§ What the task requires: State how many lines of the entries include the string "this", please, leaving out everything but the number.

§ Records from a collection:
[Begin]
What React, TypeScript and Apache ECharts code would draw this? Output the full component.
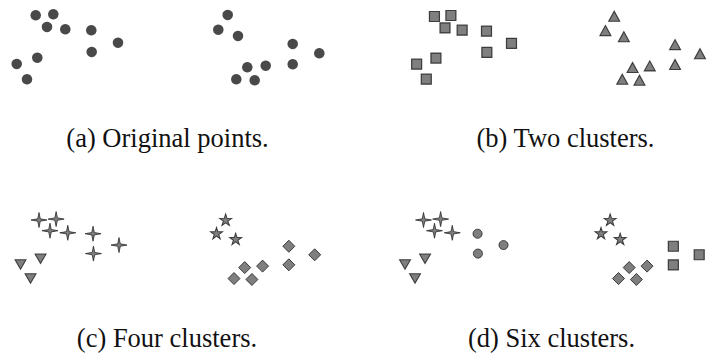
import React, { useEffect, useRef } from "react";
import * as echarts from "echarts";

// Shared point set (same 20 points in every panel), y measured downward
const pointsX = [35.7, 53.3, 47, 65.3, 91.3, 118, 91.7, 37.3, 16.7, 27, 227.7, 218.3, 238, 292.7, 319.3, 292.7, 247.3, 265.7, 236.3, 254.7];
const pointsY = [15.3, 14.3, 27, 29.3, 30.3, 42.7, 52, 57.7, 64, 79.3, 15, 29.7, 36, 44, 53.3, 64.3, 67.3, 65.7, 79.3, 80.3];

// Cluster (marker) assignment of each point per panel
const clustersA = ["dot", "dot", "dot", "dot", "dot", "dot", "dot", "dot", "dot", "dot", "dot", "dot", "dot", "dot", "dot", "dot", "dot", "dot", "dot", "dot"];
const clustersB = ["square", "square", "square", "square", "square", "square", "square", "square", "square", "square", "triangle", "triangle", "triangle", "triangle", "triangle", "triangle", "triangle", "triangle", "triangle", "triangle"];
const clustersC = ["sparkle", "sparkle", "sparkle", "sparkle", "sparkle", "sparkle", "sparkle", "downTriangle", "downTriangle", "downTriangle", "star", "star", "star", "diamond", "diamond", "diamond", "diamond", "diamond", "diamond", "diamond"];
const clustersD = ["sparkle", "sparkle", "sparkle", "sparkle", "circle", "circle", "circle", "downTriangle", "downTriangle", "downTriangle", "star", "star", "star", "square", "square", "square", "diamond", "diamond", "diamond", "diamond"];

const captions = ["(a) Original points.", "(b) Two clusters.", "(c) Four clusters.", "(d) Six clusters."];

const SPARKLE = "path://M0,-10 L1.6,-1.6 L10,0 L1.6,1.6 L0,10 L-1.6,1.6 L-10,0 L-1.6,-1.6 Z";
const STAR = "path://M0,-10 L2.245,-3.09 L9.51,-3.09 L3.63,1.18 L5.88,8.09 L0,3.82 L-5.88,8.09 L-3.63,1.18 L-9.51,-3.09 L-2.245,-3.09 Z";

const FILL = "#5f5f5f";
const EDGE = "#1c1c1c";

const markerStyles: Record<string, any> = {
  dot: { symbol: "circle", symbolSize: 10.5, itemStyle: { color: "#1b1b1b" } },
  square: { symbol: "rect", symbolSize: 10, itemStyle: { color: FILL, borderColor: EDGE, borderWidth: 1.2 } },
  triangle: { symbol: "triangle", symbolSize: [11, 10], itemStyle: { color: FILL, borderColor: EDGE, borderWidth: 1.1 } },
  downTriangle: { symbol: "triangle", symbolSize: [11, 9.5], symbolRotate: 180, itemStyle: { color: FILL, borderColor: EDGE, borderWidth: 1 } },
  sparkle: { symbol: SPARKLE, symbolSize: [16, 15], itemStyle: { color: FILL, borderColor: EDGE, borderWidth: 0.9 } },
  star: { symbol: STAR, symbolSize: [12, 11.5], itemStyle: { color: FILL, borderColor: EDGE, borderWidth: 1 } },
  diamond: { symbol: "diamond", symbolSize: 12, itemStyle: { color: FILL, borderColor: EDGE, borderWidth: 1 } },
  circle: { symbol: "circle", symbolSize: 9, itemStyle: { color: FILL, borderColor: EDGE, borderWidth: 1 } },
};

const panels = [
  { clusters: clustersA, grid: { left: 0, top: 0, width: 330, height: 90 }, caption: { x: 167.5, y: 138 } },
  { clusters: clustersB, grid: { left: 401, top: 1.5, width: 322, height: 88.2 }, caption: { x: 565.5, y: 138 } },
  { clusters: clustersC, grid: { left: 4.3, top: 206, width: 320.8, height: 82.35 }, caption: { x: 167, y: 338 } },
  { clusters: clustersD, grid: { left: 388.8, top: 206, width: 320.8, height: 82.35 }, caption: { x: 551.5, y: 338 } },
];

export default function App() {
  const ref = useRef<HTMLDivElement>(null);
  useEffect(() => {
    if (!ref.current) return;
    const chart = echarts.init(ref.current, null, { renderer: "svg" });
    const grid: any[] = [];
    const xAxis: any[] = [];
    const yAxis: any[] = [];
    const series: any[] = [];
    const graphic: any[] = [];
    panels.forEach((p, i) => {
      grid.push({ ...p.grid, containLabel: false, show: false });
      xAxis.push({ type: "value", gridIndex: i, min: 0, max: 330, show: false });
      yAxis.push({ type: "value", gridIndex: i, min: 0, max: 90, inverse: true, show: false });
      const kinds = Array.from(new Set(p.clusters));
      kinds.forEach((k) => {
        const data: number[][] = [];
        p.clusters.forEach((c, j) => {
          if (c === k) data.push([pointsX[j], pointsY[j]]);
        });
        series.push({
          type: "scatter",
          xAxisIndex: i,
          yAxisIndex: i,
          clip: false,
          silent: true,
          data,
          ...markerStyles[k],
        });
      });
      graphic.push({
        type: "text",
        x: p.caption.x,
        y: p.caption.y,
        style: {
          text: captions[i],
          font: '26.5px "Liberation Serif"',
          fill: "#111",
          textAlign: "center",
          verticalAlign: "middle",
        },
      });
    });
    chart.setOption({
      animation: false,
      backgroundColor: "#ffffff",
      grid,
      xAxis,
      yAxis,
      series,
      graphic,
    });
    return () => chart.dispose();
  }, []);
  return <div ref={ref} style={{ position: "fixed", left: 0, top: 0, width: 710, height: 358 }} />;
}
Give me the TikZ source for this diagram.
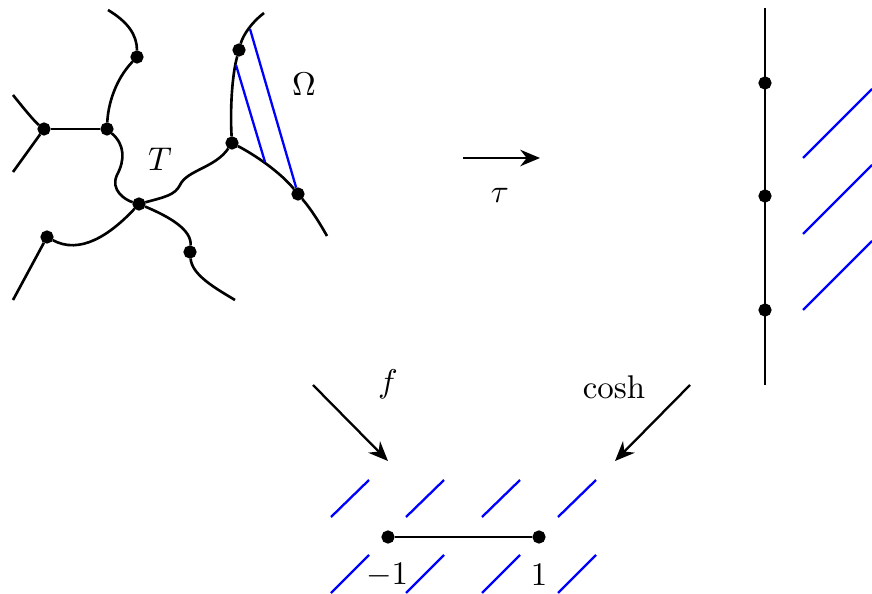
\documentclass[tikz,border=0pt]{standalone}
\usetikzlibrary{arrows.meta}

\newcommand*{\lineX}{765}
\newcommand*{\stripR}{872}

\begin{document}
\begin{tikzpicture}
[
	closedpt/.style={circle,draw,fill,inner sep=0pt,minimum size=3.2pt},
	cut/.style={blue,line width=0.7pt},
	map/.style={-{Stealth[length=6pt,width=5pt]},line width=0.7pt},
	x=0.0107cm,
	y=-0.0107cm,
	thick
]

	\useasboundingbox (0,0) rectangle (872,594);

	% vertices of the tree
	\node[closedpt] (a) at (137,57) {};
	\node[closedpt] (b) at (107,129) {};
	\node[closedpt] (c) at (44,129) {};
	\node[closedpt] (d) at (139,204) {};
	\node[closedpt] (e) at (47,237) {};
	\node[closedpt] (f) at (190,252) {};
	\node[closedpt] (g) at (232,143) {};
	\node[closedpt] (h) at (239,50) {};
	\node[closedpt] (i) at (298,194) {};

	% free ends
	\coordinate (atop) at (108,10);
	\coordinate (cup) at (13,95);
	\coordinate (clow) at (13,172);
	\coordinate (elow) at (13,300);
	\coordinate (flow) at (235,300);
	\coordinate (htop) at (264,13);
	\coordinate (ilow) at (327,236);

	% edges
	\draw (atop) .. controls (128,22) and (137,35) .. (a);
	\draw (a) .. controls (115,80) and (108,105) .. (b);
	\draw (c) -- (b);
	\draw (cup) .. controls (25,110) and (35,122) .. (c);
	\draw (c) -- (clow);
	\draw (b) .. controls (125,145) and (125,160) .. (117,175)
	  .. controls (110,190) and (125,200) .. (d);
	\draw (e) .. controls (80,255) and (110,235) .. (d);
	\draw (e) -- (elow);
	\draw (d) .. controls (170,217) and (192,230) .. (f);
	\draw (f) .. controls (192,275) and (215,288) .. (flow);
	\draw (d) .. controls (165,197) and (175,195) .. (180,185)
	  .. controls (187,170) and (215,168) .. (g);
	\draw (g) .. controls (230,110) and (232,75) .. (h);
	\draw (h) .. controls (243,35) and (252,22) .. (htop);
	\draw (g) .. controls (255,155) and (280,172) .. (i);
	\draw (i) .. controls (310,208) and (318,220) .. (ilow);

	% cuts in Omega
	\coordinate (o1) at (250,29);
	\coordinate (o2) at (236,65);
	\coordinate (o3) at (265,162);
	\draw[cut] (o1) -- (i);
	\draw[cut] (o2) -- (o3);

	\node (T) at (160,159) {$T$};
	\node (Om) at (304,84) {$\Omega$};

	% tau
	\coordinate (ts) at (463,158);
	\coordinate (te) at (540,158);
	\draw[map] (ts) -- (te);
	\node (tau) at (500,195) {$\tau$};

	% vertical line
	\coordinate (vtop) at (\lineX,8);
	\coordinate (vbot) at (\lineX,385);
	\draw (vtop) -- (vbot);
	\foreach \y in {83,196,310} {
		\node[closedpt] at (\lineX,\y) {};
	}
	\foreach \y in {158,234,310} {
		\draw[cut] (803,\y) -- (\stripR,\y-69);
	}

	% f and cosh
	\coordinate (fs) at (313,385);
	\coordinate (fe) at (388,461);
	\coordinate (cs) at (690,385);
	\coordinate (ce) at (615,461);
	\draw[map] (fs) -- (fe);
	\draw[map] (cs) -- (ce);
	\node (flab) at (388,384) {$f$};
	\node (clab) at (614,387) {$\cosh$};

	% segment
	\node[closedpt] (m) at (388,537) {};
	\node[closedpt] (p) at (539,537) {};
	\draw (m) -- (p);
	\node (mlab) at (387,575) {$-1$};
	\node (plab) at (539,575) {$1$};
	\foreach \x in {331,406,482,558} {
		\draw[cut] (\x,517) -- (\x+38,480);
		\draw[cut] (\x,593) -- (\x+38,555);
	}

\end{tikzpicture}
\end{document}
[End]
§ Response below: 2